There are a lot of reports about the healthcare industry in India, the growth potential and opportunities like here by PWC (circa 2007), the US Commercial Service, the India Brand Equity Foundation (IBEF).
All of them highlight:
- India spend s~6% of it’s GDP on healthcare
- On a per capita basis this is miniscule to meet the needs of the 1.1 billion people
- Majority of spend is private $$ by middle class and rich citizens
- Heath insurance penetration is very low
- Huge gap in the number of trained staff and facilities required for the large population
Over the last decade or so, there have been some phenomenal improvements in the healthcare diagnostics and delivery with companies like Apollo, Fortis and Manipal opening up great centers across the major urban center. The biggest catch is these companies are still targeting the less 10% of the population that can afford to spend on healthcare or have insurance coverage
With this situation, if we look at the opportunities in the sector is really in addressing the needs of the non urban and low income groups. These groups currently rely only on the government for the healthcare services. Unfortunately the government alone cannot address their needs.
For example in the state of Karnataka there is an acuate shortage of staff and facilities as seen in the table below. The state needs 254 Radiographers and has only 30.
||Short Fall %
|Paediatricians at CHCs
|Health Worker (Male)
|Health Assistant (Male)
|Total specialists at CHCs
|Health Assistant (Female)
|Multipurpose worker (Female)
|Physicians at CHCs
|Community Health Centre
Source: Ministry of Health, Government of India 2008-09 report
Looking at this one obvious opportunities is:
Micro health insurance: Current government schemes which utilize a re-embursement mechanism have failed as affordability is still an issue for the group. We need schemes that provide cash less insurance coverage. One good case of this a company called ARC – Accident relief Care for short. ARC provides cash group accident cover for the low income groups for as little Rs 2-3 / day. Their target market is auto drivers, waiters who live from day to day cash collections and a single day’s lost due to any accident can lead to dire consequences for them and their families. Extending the ARC concept to other markets and offering new products is a great opportunity.
Ok so I had swine flu. The funny thing is I did not get it from traveling but caught the virus right at home. In India they say it is my karma.
The good parts first:
- I stayed at the Rajiv Gandhi hospital which had a sanatorium like feel with lots of trees, low rise buildings and no traffic
- The staff, nurses and doctors were just amazing. Lots of great care and support
- Gave me a couple of days to look and experience the real state of healthcare in India rather than have an academic view of it
Now the real meat:
- We have a limited supply of the drug and test kits. When I got tested, the lab in Pune was only testing for swine flu
- I got tested after repeated requested for 3 days and it toke another 2 days to get my results back. that is 5 days to get a result
- I was not shown the results but the information was given to someone at the hospital by phone. No verification, no paper trail, nothing. Human beings make mistakes and not having proper communication mechanisms in this day and age (an email, a fax anything will do) is ridiculous
- The government forces all people who undergo a test and are awaiting the results to stay at the Rajiv Gandhi institute so they can contain the spread. Two issues here: one a person who has not tested positive has a high probability of getting infected by being in such close proximity to an infected patient; second: the facilities at the hospital are just disastrous (see pictures below). Most people feld the hospital without getting tested when they just saw the place. Bangalore has some great medical facilities but we were forced to only stay at this government run hospital. Here are some key features of the place:
- 14 beds in a dorm style. Bed were old, sheet did not look clean and blankets definitely had stains.

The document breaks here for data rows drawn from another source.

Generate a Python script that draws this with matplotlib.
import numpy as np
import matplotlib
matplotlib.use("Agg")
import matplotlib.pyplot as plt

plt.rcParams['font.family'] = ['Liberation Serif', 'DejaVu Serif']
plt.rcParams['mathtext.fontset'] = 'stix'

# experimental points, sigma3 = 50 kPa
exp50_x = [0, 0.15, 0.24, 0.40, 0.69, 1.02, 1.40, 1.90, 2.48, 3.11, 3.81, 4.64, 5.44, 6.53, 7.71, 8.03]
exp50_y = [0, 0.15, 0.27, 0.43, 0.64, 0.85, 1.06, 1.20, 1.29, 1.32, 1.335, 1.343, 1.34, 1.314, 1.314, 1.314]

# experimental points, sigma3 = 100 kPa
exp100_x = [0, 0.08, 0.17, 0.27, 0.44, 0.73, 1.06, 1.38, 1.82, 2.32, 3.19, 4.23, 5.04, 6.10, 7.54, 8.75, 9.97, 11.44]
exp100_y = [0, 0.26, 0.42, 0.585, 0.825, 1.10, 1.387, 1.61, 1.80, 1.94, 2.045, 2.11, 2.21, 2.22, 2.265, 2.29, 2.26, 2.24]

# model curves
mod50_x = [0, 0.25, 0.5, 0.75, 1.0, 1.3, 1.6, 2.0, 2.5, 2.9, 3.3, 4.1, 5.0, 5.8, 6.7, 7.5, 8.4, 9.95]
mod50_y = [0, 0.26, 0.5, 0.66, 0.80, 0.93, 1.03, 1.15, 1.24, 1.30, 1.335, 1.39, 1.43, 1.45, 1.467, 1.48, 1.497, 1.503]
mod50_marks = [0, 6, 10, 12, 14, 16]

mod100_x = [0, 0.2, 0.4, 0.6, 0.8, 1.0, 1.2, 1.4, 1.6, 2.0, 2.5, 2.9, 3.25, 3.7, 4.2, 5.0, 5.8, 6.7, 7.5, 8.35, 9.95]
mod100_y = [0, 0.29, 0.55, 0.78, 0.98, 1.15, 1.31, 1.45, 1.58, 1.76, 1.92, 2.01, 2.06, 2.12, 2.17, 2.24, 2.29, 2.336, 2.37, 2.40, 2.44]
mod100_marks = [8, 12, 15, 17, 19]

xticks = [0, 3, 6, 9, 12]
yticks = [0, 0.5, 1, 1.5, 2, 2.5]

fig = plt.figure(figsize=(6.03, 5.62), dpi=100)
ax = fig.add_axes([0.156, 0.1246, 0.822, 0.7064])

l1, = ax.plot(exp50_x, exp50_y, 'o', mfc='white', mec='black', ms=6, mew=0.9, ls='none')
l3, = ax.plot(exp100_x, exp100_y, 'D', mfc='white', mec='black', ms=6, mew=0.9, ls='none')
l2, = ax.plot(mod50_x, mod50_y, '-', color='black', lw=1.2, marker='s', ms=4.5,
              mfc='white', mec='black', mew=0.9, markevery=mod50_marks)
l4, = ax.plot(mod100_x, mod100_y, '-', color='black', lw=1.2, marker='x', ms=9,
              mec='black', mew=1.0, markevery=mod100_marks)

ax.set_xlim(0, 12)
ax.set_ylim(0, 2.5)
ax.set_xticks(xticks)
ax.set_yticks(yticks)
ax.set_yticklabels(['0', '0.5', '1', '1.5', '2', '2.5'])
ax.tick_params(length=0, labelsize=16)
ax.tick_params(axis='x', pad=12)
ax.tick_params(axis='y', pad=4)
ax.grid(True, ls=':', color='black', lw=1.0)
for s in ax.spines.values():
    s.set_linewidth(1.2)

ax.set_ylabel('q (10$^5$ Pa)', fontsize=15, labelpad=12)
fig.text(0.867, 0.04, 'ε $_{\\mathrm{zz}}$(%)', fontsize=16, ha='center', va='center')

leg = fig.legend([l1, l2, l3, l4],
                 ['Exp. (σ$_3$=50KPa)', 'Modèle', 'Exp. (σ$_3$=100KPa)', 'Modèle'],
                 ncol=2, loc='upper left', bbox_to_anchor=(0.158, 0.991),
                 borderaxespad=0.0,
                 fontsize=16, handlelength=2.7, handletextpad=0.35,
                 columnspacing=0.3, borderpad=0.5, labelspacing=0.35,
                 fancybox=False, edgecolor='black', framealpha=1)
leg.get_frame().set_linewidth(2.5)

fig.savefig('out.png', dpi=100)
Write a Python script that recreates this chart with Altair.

- 2 toilets both Indian style (do a google to figure this out). One for the guys and another for the ladies
- No soaps or toilet paper
- There was active construction work going on, so patients were entertained by constant banging on the roofs, strong smell of paint and dust everywhere
- The hospital did not have a simple thermometer to test patients. I bought them one
- Finally I had a cheat x-ray taken and the lab was from another world. It had one seemingly working machine and lots of old crap with tons of dust on them. There was no changing rooms, no proper magnetic protective shields
- Another big issue is the staff though competent have not been trained to handle swine flu. I saw vague uninformative circulars being sent by bureaucrats.
- Finally: there was no food and everything had to be got from restaurants near by. I don’t think unhygienic restaurant food is ideal for flu
So here are some quick things that can be done to solve these issues:
- Allow other private hospital to test patients and have those suffering from the virus at least get comfortable accommodation, food and facilities
- Open up more testing labs- especially the great lab we have in Bangalore
- Charge patients for the health services – Most people infected with swine flu are more than willing to pay for the testing, stay and medication. Please charge them and in return provide them with adequate facilities
- Spruce up the facilities at Rajiv Gandhi – Instead of building gazebos outside, please build a couple of additional toilets, get some basic supplies like sheets, thermometers, masks and soaps
- We have some very competent healthcare professionals. Please get a group of them together and develop a well thought through strategy and action plan. Please train medical staff on these and empower them with processes and techniques to address the key issues.